The fact that the government’s proposals, contained on the Illegal Migration Bill, have been questioned, with several legal commentators expressing reservations over whether or not the law is compatible with Britain’s commitments under international treaties, including the European Convention on Human Rights (ECHR), should be the real story. The fact that a sports commentator has an opinion about the proposals is simply diverting attention form the real issue.
With the Home Office facing a backlog of more than 160,000 immigration cases and only a small number of countries available to which the government can send failed asylum seekers, many have branded the bill “unworkable”.
In other vital but less headline grabbing news, the Local Government Information Unit (LGIU) has this week published a report which finds that more than half of local councils plan to raise Council tax by the maximum permissible 5%, while at the same time reducing the services they have on offer.
In order to balance budgets 93% of councils plan to increase charges in areas such as parking and waste collection, while over two thirds plan to utilise reserves or sell off land and assets to balance the books. The LGIU suggest that at least 12 councils are on the edge of “effective bankruptcy” as they struggle to meet the core statutory services, such as social care, which they are obliged to deliver. As the LGIU report states,
“This is an unsustainable situation. Eventually, there will be no more cuts that councils can make without endangering their essential services. Our evidence suggests that for just under 10% of councils, this is the situation they find themselves in now.”
Those services which are non-statutory and which councils are not obliged to deliver, have taken a hammering over the years. Cultural activity such as arts centres, theatres and museums have seen massive reductions. Swimming pools have either been closed or farmed out to the private sector but are in any case struggling to meet rising energy costs.
Over a decade of Tory inflicted austerity, followed by the profit crisis for capitalism, which is forcing living costs up for working class people, is pushing many councils to the brink of financial ruin. In order to try and mask their responsibility for this growing crisis the Tories have created a series of regional Elected Mayors, handing them control over budgets which run to billions of pounds over a 30-year period. The proposed North East Mayoral Combined Authority (NEMCA) is the latest creation to emerge, with an Elected Mayor likely to be in place by May 2024.

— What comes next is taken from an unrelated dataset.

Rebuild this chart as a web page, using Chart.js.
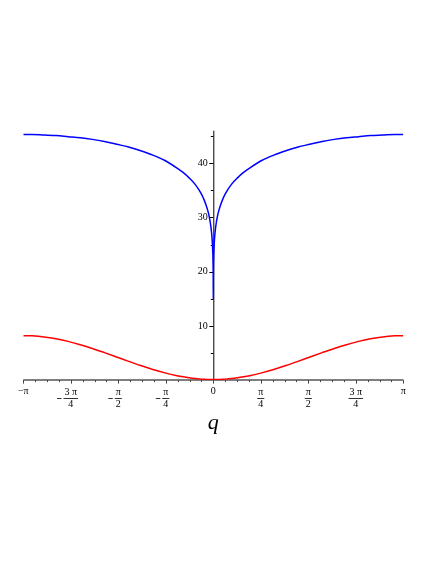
<!DOCTYPE html>
<html>
<head>
<meta charset="utf-8">
<script src="https://cdn.jsdelivr.net/npm/chart.js@4.4.1/dist/chart.umd.min.js"></script>
<style>
  body { margin: 0; background: #fff; }
  canvas { display: block; }
</style>
</head>
<body>
<canvas id="plot" width="436" height="564"></canvas>
<script>
// sample points of q (radians)
const qValues = [
  -3.1416, -3.0, -2.8, -2.6, -2.4, -2.2, -2.0, -1.8, -1.6, -1.4, -1.2, -1.0, -0.8, -0.6,
  -0.5, -0.4, -0.3, -0.2, -0.15, -0.1, -0.07, -0.04, -0.02, -0.01, -0.005, -0.001, -0.0002,
  0.0002, 0.001, 0.005, 0.01, 0.02, 0.04, 0.07, 0.1, 0.15, 0.2, 0.3, 0.4, 0.5,
  0.6, 0.8, 1.0, 1.2, 1.4, 1.6, 1.8, 2.0, 2.2, 2.4, 2.6, 2.8, 3.0, 3.1416
];
const blueValues = [
  45.3, 45.3, 45.2, 45.1, 44.9, 44.7, 44.4, 44.0, 43.5, 43.0, 42.3, 41.5, 40.5, 39.1,
  38.3, 37.3, 36.1, 34.4, 33.2, 31.6, 30.3, 28.3, 26.1, 24.0, 22.1, 18.2, 15.0,
  15.0, 18.2, 22.1, 24.0, 26.1, 28.3, 30.3, 31.6, 33.2, 34.4, 36.1, 37.3, 38.3,
  39.1, 40.5, 41.5, 42.3, 43.0, 43.5, 44.0, 44.4, 44.7, 44.9, 45.1, 45.2, 45.3, 45.3
];
const redValues = [
  8.2, 8.16, 7.97, 7.62, 7.14, 6.53, 5.84, 5.07, 4.27, 3.46, 2.68, 1.96, 1.33, 0.81,
  0.60, 0.42, 0.28, 0.18, 0.145, 0.12, 0.11, 0.103, 0.1, 0.1, 0.1, 0.1, 0.1,
  0.1, 0.1, 0.1, 0.1, 0.1, 0.103, 0.11, 0.12, 0.145, 0.18, 0.28, 0.42, 0.60,
  0.81, 1.33, 1.96, 2.68, 3.46, 4.27, 5.07, 5.84, 6.53, 7.14, 7.62, 7.97, 8.16, 8.2
];

// axis ticks
const xTickSteps = [-4, -3, -2, -1, 0, 1, 2, 3, 4];   // in units of pi/4
const xTickNum = ["\u2212\u03c0", "3 \u03c0", "\u03c0", "\u03c0", "0", "\u03c0", "\u03c0", "3 \u03c0", "\u03c0"];
const xTickDen = ["", "4", "2", "4", "", "4", "2", "4", ""];
const yTickValues = [10, 20, 30, 40];
const yMinorValues = [5, 15, 25, 35, 45];

const serif = "'Liberation Serif', 'DejaVu Serif', serif";

const mapleAxes = {
  id: "mapleAxes",
  beforeDatasetsDraw(chart) {
    const ctx = chart.ctx;
    const xs = chart.scales.x, ys = chart.scales.y;
    const x0 = xs.getPixelForValue(0);
    const y0 = ys.getPixelForValue(0);
    ctx.save();

    // x axis
    ctx.strokeStyle = "#555";
    ctx.lineWidth = 1.5;
    ctx.beginPath();
    ctx.moveTo(xs.left, y0);
    ctx.lineTo(xs.right, y0);
    ctx.stroke();

    // y axis
    ctx.strokeStyle = "#000";
    ctx.lineWidth = 1;
    ctx.beginPath();
    ctx.moveTo(x0 + 0.5, y0);
    ctx.lineTo(x0 + 0.5, ys.top);
    ctx.stroke();

    // x ticks: major every pi/4, minor every pi/16
    ctx.strokeStyle = "#444";
    ctx.lineWidth = 1;
    for (let i = -16; i <= 16; i++) {
      const px = Math.round(xs.getPixelForValue(i * Math.PI / 16)) + 0.5;
      const len = i % 4 === 0 ? 3.5 : 2;
      ctx.beginPath();
      ctx.moveTo(px, y0);
      ctx.lineTo(px, y0 + len);
      ctx.stroke();
    }

    // y ticks
    ctx.strokeStyle = "#000";
    yTickValues.forEach(v => {
      const py = Math.round(ys.getPixelForValue(v)) + 0.5;
      ctx.beginPath();
      ctx.moveTo(x0, py);
      ctx.lineTo(x0 - 4, py);
      ctx.stroke();
    });
    yMinorValues.forEach(v => {
      const py = Math.round(ys.getPixelForValue(v)) + 0.5;
      ctx.beginPath();
      ctx.moveTo(x0, py);
      ctx.lineTo(x0 - 2.5, py);
      ctx.stroke();
    });

    // y labels
    ctx.fillStyle = "#000";
    ctx.font = "10px " + serif;
    ctx.textAlign = "right";
    ctx.textBaseline = "middle";
    yTickValues.forEach(v => {
      ctx.fillText(String(v), x0 - 5.5, ys.getPixelForValue(v));
    });

    // x labels
    ctx.textAlign = "center";
    ctx.textBaseline = "middle";
    xTickSteps.forEach((k, i) => {
      const px = xs.getPixelForValue(k * Math.PI / 4);
      if (!xTickDen[i]) {
        ctx.fillText(xTickNum[i], px, y0 + 11.5);
        return;
      }
      const w = ctx.measureText(xTickNum[i]).width + 2;
      ctx.fillText(xTickNum[i], px, y0 + 12.5);
      ctx.fillText(xTickDen[i], px, y0 + 24.5);
      ctx.fillRect(px - w / 2, y0 + 18, w, 0.8);
      if (k < 0) {
        ctx.fillRect(px - w / 2 - 6.5, y0 + 18, 4.5, 0.8);
      }
    });

    // axis title
    ctx.font = "italic 22px " + serif;
    ctx.textBaseline = "alphabetic";
    ctx.fillText("q", x0, y0 + 49);

    ctx.restore();
  }
};

new Chart(document.getElementById("plot"), {
  type: "line",
  data: {
    datasets: [
      {
        data: qValues.map((q, i) => ({ x: q, y: blueValues[i] })),
        borderColor: "#0000ff",
        borderWidth: 1.5,
        pointRadius: 0,
        cubicInterpolationMode: "monotone",
        fill: false,
      },
      {
        data: qValues.map((q, i) => ({ x: q, y: redValues[i] })),
        borderColor: "#ff0000",
        borderWidth: 1.5,
        pointRadius: 0,
        cubicInterpolationMode: "monotone",
        fill: false,
      },
    ],
  },
  options: {
    responsive: false,
    devicePixelRatio: 1,
    animation: false,
    layout: {
      padding: { left: 23.3, right: 32.7, top: 130.7, bottom: 183.9 },
    },
    scales: {
      x: { type: "linear", min: -Math.PI, max: Math.PI, display: false },
      y: { type: "linear", min: 0, max: 46, display: false },
    },
    plugins: {
      legend: { display: false },
      tooltip: { enabled: false },
    },
  },
  plugins: [mapleAxes],
});
</script>
</body>
</html>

However, as ever with any Tory scheme which is supposed to devolve power and contribute to ‘levelling up’, it is merely smoke and mirrors. The money taken out of local government over decades is not compensated for by the regional Mayoral deals. The fanfare and publicity over the deals grabs the headlines but there is often little analysis of how much real impact they can have and how little they will redress the damage done to local communities.
There is no indication from Labour that they are likely to end this masquerade and put real power back into the hands and local communities and local councils, properly funded and resourced to meet local needs.
One of the areas under pressure due to the attacks upon local government is support for the homeless, including refuges and migrants, clearly not a concern for a government whose main policy drive is to “stop the boats”, as it attempts to ramp up its jingoistic pre-General Election rhetoric.
The very use of the slogan “stop the boats” in itself is an echo of the approach taken in 1930’s Germany to Jews. Described as ‘vermin’ by the Nazis, the dehumanisation of a people laid the groundwork for tolerance of their persecution. In the same way, “stop the boats” is a step down the same path and echoes more recent repatriation policies advocated by Tory racist Enoch Powell and the National Front in the 1970’s.
While the BBC will fill its news coverage with scenes from Ukraine, in line with government support for the right wing nationalist government there, it avoids facts about the reality of life for many in Tory Britain and the consequences of government policy for working class communities. This is not impartiality, it is partisanship of the highest order.
News reporting is by its nature a selective process, but what a broadcaster chooses to select tells a story in itself. The BBC can try to cover up its failure to report objectively on the Illegal Migration Bill by suspending Gary Lineker. It can fail to report on the realities of day to day life for working class communities under the Tories. It cannot make these choices and at the same time claim to be impartial. The BBC is and always has been, the voice of the British state. The BBC’s claim to impartiality is an illusion. Whatever it may claim, the BBC’s actions always speak louder than its words.